For many Europeans you have too much ice in your drinks. Most people here prefer either no ice, or at most maybe two or three ice cubes in their glas.
Chicken and waffles is something I find quite strange - but not downright disgusting.

Grits. Yuck. :stuck_out_tongue:

American cuisine seems to do some weird stuff under the general heading of “casseroles”. I’ve seen a lot of references in the past couple of years to green bean casserole – seemingly popular at Thanksgiving. Something I find hard to imagine, save for a general feeling that it sounds a bit disgusting. Would be pleased to discover that I was mistaken there.

In Russia, they sell it on the street as a snack around harvest time; it’s kept steamed in big insulated containers.

I tried it once; it’s vile. Tough and chewy, and it tastes like straw. :mad:

It would never occur to me that root beer is an acquired taste; I’ve been drinking it since I was a kid, and I love it, especially with drive-in food (bacon cheeseburgers, chili cheese dogs, french fries cooked in lard—real artery-clogging stuff).

The best brands are A&W and Barq’s. Served ice-cold, they’re smooth and creamy. Pour over a scoop of vanilla ice cream in a frosted mug, and you have a Root Beer Float, which is to die for! :cool:

The predominant flavor in root beer is, I believe, sarsaparilla, though I don’t know if they still use actual plant extracts to make it.

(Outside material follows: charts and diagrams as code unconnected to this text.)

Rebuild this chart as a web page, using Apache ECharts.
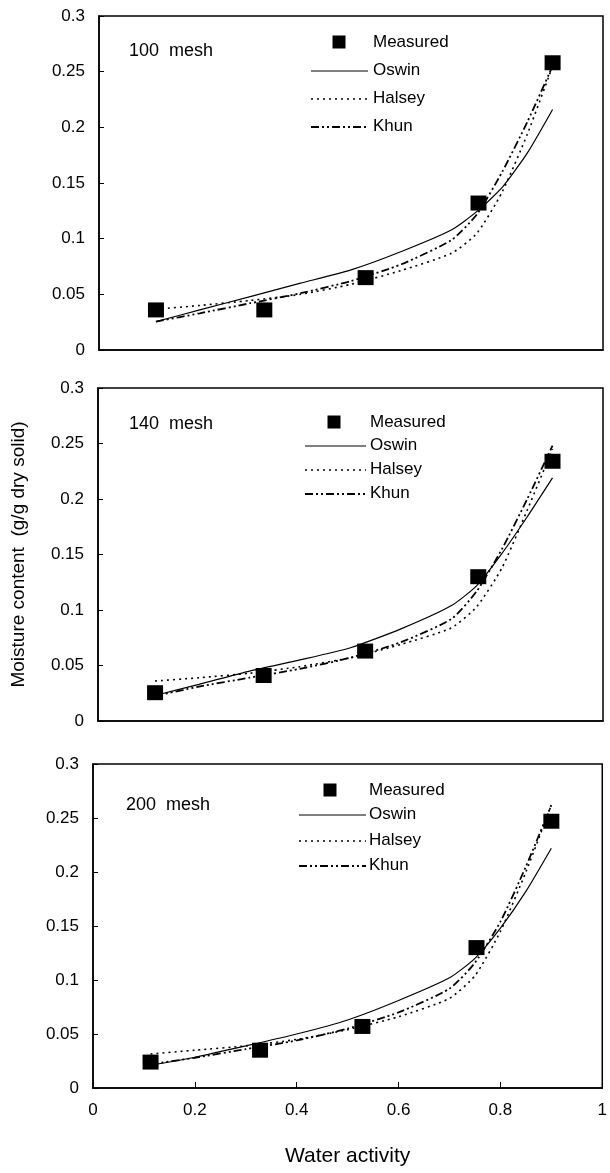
<!DOCTYPE html>
<html>
<head>
<meta charset="utf-8">
<title>Moisture sorption isotherms</title>
<script src="https://cdn.jsdelivr.net/npm/echarts@6/dist/echarts.min.js"></script>
<style>
  html, body { margin: 0; padding: 0; background: #fff; }
  #chart { width: 610px; height: 1173px; }
</style>
</head>
<body>
<div id="chart"></div>
<script>
// water activity of the measured points (salt solutions)
var waterActivity = [0.113, 0.328, 0.529, 0.753, 0.9];
// water activity where the model curves were read
var curveAw = [0.113, 0.2, 0.3, 0.4, 0.5, 0.6, 0.7, 0.75, 0.8, 0.85, 0.9];

var meshNames = ['100  mesh', '140  mesh', '200  mesh'];

var measured100 = [0.036, 0.036, 0.065, 0.132, 0.258];
var oswin100 = [0.0255, 0.036, 0.048, 0.060, 0.072, 0.0885, 0.108, 0.1245, 0.146, 0.177, 0.216];
var halsey100 = [0.0366, 0.040, 0.0445, 0.050, 0.059, 0.0715, 0.087, 0.105, 0.142, 0.194, 0.255];
var khun100 = [0.0255, 0.033, 0.042, 0.051, 0.062, 0.077, 0.099, 0.122, 0.160, 0.205, 0.255];

var measured140 = [0.0255, 0.041, 0.063, 0.130, 0.234];
var oswin140 = [0.023, 0.033, 0.045, 0.055, 0.066, 0.083, 0.104, 0.122, 0.151, 0.184, 0.219];
var halsey140 = [0.036, 0.039, 0.043, 0.049, 0.057, 0.069, 0.084, 0.103, 0.138, 0.190, 0.245];
var khun140 = [0.0225, 0.031, 0.039, 0.047, 0.057, 0.071, 0.092, 0.117, 0.155, 0.200, 0.248];

var measured200 = [0.024, 0.035, 0.057, 0.130, 0.247];
var oswin200 = [0.021, 0.0285, 0.039, 0.050, 0.063, 0.081, 0.102, 0.120, 0.148, 0.182, 0.222];
var halsey200 = [0.0315, 0.035, 0.039, 0.045, 0.054, 0.066, 0.083, 0.104, 0.145, 0.200, 0.262];
var khun200 = [0.022, 0.028, 0.036, 0.044, 0.055, 0.070, 0.092, 0.116, 0.154, 0.205, 0.262];

var yTicks = { min: 0, max: 0.3, interval: 0.05 };
var xTicks = { min: 0, max: 1, interval: 0.2 };

var FONT = "'Liberation Sans', Arial, sans-serif";

function pairs(xs, ys) {
  return xs.map(function (x, i) { return [x, ys[i]]; });
}

// panel boxes
var grids = [
  { left: 99, top: 16, width: 504, height: 334 },
  { left: 98, top: 388, width: 505, height: 333 },
  { left: 93, top: 764, width: 510, height: 324 }
];
var panels = [
  { measured: measured100, oswin: oswin100, halsey: halsey100, khun: khun100 },
  { measured: measured140, oswin: oswin140, halsey: halsey140, khun: khun140 },
  { measured: measured200, oswin: oswin200, halsey: halsey200, khun: khun200 }
];
// legend block placement per panel
var legendPos = [
  { sq: 339, rows: [42, 70, 98, 126], l0: 311, l1: 368, tx: 373, title: [129, 52] },
  { sq: 334, rows: [422, 445, 469, 493], l0: 305, l1: 366, tx: 370, title: [129, 425] },
  { sq: 330, rows: [790, 814, 840, 865], l0: 299, l1: 366, tx: 369, title: [126, 806] }
];

var styles = {
  oswin: { type: 'solid', width: 1.2 },
  halsey: { type: [2, 4], width: 1.6 },
  khun: { type: [8, 3, 2, 3, 2, 3], width: 1.8 }
};

var chart = echarts.init(document.getElementById('chart'));

var xAxes = [], yAxes = [], series = [], graphics = [];

grids.forEach(function (g, i) {
  var last = i === grids.length - 1;
  xAxes.push({
    type: 'value', gridIndex: i,
    min: xTicks.min, max: xTicks.max, interval: xTicks.interval,
    axisLine: { show: true, onZero: false, lineStyle: { color: '#000', width: 1.5 } },
    axisTick: { show: last, inside: true, length: 6, lineStyle: { color: '#000' } },
    axisLabel: { show: last, color: '#000', fontSize: 17, fontFamily: FONT, margin: 14 },
    splitLine: { show: false },
    name: last ? 'Water activity' : '',
    nameLocation: 'middle', nameGap: 58,
    nameTextStyle: { color: '#000', fontSize: 21, fontFamily: FONT }
  });
  yAxes.push({
    type: 'value', gridIndex: i,
    min: yTicks.min, max: yTicks.max, interval: yTicks.interval,
    axisLine: { show: true, lineStyle: { color: '#000', width: 1.5 } },
    axisTick: { show: true, inside: true, length: 5, lineStyle: { color: '#000' } },
    axisLabel: { color: '#000', fontSize: 17, fontFamily: FONT, margin: 14 },
    splitLine: { show: false },
    name: i === 1 ? 'Moisture content  (g/g dry solid)' : '',
    nameLocation: 'middle', nameGap: 70,
    nameTextStyle: { color: '#000', fontSize: 19, fontFamily: FONT }
  });

  var p = panels[i];
  ['oswin', 'halsey', 'khun'].forEach(function (key) {
    series.push({
      name: key.charAt(0).toUpperCase() + key.slice(1),
      type: 'line', xAxisIndex: i, yAxisIndex: i,
      data: pairs(curveAw, p[key]),
      smooth: 0.2,
      showSymbol: false, silent: true,
      lineStyle: { color: '#000', width: styles[key].width, type: styles[key].type },
      z: 2
    });
  });
  series.push({
    name: 'Measured', type: 'scatter', xAxisIndex: i, yAxisIndex: i,
    data: pairs(waterActivity, p.measured),
    symbol: 'rect', symbolSize: [16, 15],
    itemStyle: { color: '#000', opacity: 1 }, z: 5
  });

  // panel label and legend
  var lp = legendPos[i];
  var txt = { fill: '#000', fontSize: 17, fontFamily: FONT, verticalAlign: 'middle' };
  graphics.push({
    type: 'text', left: lp.title[0], top: lp.title[1] - 10,
    style: { text: meshNames[i], fill: '#000', fontSize: 18, fontFamily: FONT }
  });
  graphics.push({
    type: 'rect', shape: { x: lp.sq - 6.5, y: lp.rows[0] - 6.5, width: 13, height: 13 },
    style: { fill: '#000' }
  });
  var labels = ['Measured', 'Oswin', 'Halsey', 'Khun'];
  var keys = [null, 'oswin', 'halsey', 'khun'];
  labels.forEach(function (lab, k) {
    graphics.push({
      type: 'text', x: lp.tx, y: lp.rows[k],
      style: Object.assign({ text: lab }, txt)
    });
    if (keys[k]) {
      graphics.push({
        type: 'line',
        shape: { x1: lp.l0, y1: lp.rows[k] + 1, x2: lp.l1, y2: lp.rows[k] + 1 },
        style: {
          stroke: '#000', lineWidth: styles[keys[k]].width,
          lineDash: styles[keys[k]].type === 'solid' ? null : styles[keys[k]].type
        }
      });
    }
  });
});

var option = {
  backgroundColor: '#fff',
  animation: false,
  grid: grids.map(function (g) {
    return Object.assign({ show: true, borderColor: '#000', borderWidth: 1.5, backgroundColor: 'transparent' }, g);
  }),
  xAxis: xAxes,
  yAxis: yAxes,
  series: series,
  graphic: graphics
};

chart.setOption(option);
</script>
</body>
</html>
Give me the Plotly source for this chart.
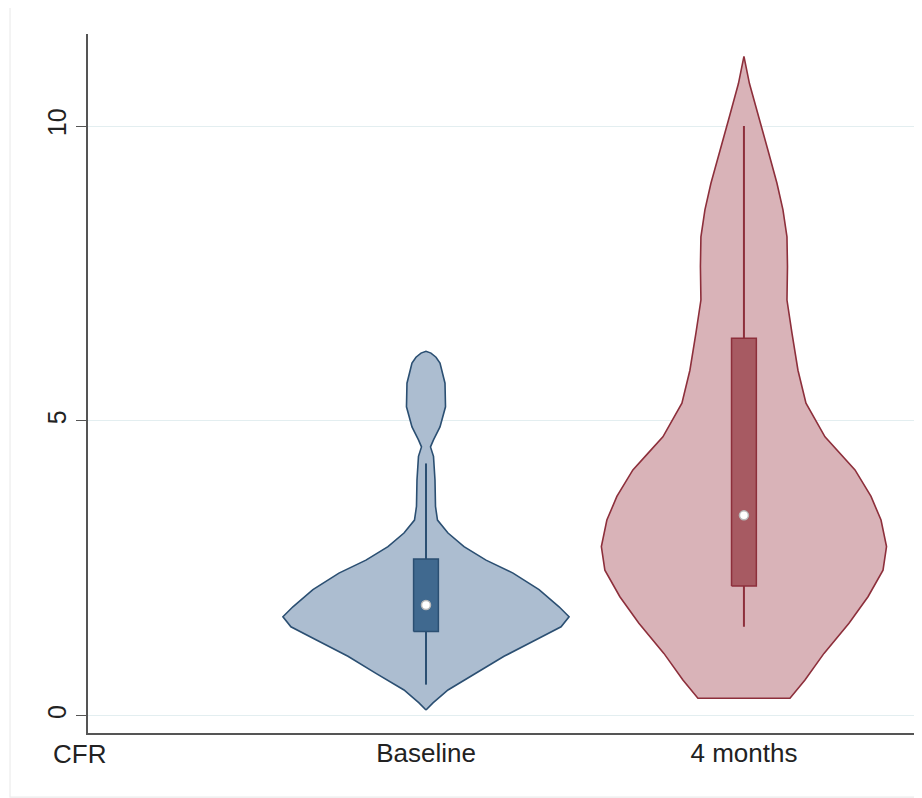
import plotly.graph_objects as go

# ---------------- data ----------------
categories = ["Baseline", "4 months"]

# violin outlines: y level and relative density (half-width, arbitrary units)
base_y = [0.10, 0.22, 0.44, 0.72, 1.01, 1.29, 1.51, 1.68, 1.85, 2.14, 2.42, 2.64, 2.87,
          3.10, 3.32, 3.55, 4.00, 4.40, 4.56, 4.68, 4.90, 5.24, 5.64, 5.98, 6.08, 6.15, 6.18]
base_d = [0, 7, 22, 50, 78, 110, 135, 143, 133, 113, 87, 60, 38,
          22, 11.5, 9.5, 9, 7.5, 4.5, 7.5, 14, 19.5, 19, 14, 10, 5, 0]

m4_y = [0.30, 0.30, 0.61, 1.06, 1.57, 2.02, 2.47, 2.87, 3.32, 3.72, 4.17, 4.45, 4.73,
        5.30, 5.86, 6.49, 7.05, 7.62, 8.12, 8.58, 9.03, 9.59, 10.16, 10.72, 11.18]
m4_d = [0, 46, 61, 80, 105, 124, 139, 142.5, 137, 127, 111, 96, 81,
        62, 54, 48, 43, 43.5, 43, 39, 33, 24, 14.5, 5.5, 0]

# box summary: lower whisker, q1, median, q3, upper whisker
lower_whisker = [0.53, 1.51]
q1 = [1.43, 2.20]
median = [1.88, 3.40]
q3 = [2.66, 6.40]
upper_whisker = [4.28, 10.0]

y_ticks = [0, 5, 10]

# ---------------- styles ----------------
fill_cols = ["#acbdd0", "#d9b3b8"]
line_cols = ["#2b4f72", "#8d2f3b"]
box_cols = ["#40698f", "#a75a62"]
max_half = 0.45      # data units of half-width for the largest density
box_half = 0.039

profiles = [(base_y, base_d), (m4_y, m4_d)]
dmax = max(max(base_d), max(m4_d))

fig = go.Figure()

for i, cat in enumerate(categories):
    pos = i + 1
    ys, ds = profiles[i]
    right_x = [pos + d / dmax * max_half for d in ds]
    left_x = [pos - d / dmax * max_half for d in ds]
    vx = right_x + left_x[::-1]
    vy = list(ys) + list(ys)[::-1]
    fig.add_trace(go.Scatter(x=vx, y=vy, mode="lines", fill="toself",
                             fillcolor=fill_cols[i],
                             line=dict(color=line_cols[i], width=1.6),
                             hoverinfo="skip", showlegend=False))
    # whisker
    fig.add_trace(go.Scatter(x=[pos, pos], y=[lower_whisker[i], upper_whisker[i]],
                             mode="lines", line=dict(color=line_cols[i], width=2),
                             hoverinfo="skip", showlegend=False))
    # box
    fig.add_trace(go.Scatter(x=[pos - box_half, pos + box_half, pos + box_half, pos - box_half, pos - box_half],
                             y=[q1[i], q1[i], q3[i], q3[i], q1[i]],
                             mode="lines", fill="toself", fillcolor=box_cols[i],
                             line=dict(color=line_cols[i], width=1.5),
                             hoverinfo="skip", showlegend=False))
    # median
    fig.add_trace(go.Scatter(x=[pos], y=[median[i]], mode="markers",
                             marker=dict(size=9, color="white",
                                         line=dict(color="#b9b9b9", width=1.5)),
                             name=cat, showlegend=False))

fig.update_layout(
    width=914, height=790,
    margin=dict(l=80, r=0, t=26, b=65),
    paper_bgcolor="white", plot_bgcolor="white",
    font=dict(family="Liberation Sans, Arial, sans-serif", size=25, color="#222222"),
    showlegend=False,
    xaxis=dict(range=[-0.063, 2.56], tickmode="array",
               tickvals=[i + 1 for i in range(len(categories))], ticktext=categories,
               showgrid=False, zeroline=False, showline=True, linecolor="#555555",
               linewidth=1.6, ticks="", ticklabelstandoff=-4,
               tickfont=dict(size=26, color="#222222")),
    yaxis=dict(range=[-0.29, 11.56], tickmode="array", tickvals=y_ticks,
               ticktext=[str(v) for v in y_ticks], tickangle=-90,
               showgrid=True, gridcolor="#e3eef0", gridwidth=1.2, zeroline=False,
               showline=True, linecolor="#555555", linewidth=1.6,
               ticks="outside", ticklen=10, tickcolor="#555555", tickwidth=1.4,
               tickfont=dict(size=25, color="#222222")),
    shapes=[dict(type="rect", xref="paper", yref="paper",
                 x0=-0.0935, x1=1.05, y0=-0.0916, y1=1.0386,
                 line=dict(color="#ececec", width=1.2), layer="below")],
    annotations=[dict(text="CFR", xref="paper", yref="paper", x=-0.0096, y=-0.030,
                      xanchor="center", yanchor="middle", showarrow=False,
                      font=dict(size=26, color="#222222"))],
)

fig.write_html("out.html")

Dr Pepper you either love or you hate. I quite like it; I don’t know what chemicals they use to make it, but I think it has a fruity flavor. Some people drink it hot in the wintertime.

Traditional Hershey bars taste sour because the milk used to make them is slightly sour. Milton Hershey, so the story goes, once made a batch of chocolate using milk that had gone off (apparently he didn’t have any that was fresh) and it caught on with consumers.

Sorry mate, you can stick your yorkshire pud where the sun doesn’t shine. Bloody horrible stuff.

Green bean casserole is okay, but it’s only meant to be eaten as a side dish.

Tuna hot dish (made with canned soup and egg noodles) and hamburger hot dish (made with canned soup and rice) are main courses.

I now refer to such fare as “Depression Food,” but it’s what I was raised on in South Minneapolis. I also love Chicken a la King and SOS—real “Army Food”! :cool:

Did you eat it hot, with roast beef and savory gravy? :dubious:

The green bean casserole belongs to a genre of home-cooked “food” that basically involves dumping cans of Campbells Cream of Something Soup in a dish with a few other ingredients. I’ve never seen anything like it in restaurants. And as a way of making… “food” at home, I think it used to be a lot more popular several decades ago, though it’s not unheard of today. The green bean casserole also originates from a time when vegetables where supposed to be cooked until they could not be recognized.

Thus, at thanksgiving, I make it because my family expects it, because Mom made it for thanksgiving, because Grandma made that sort of thing all the time. I find the stuff vaguely disgusting.

James Lileks’ Gallery of Regrettable Food contains some iconic and horrifying American food from decades past. Luckily the country has moved on from that era. Mostly.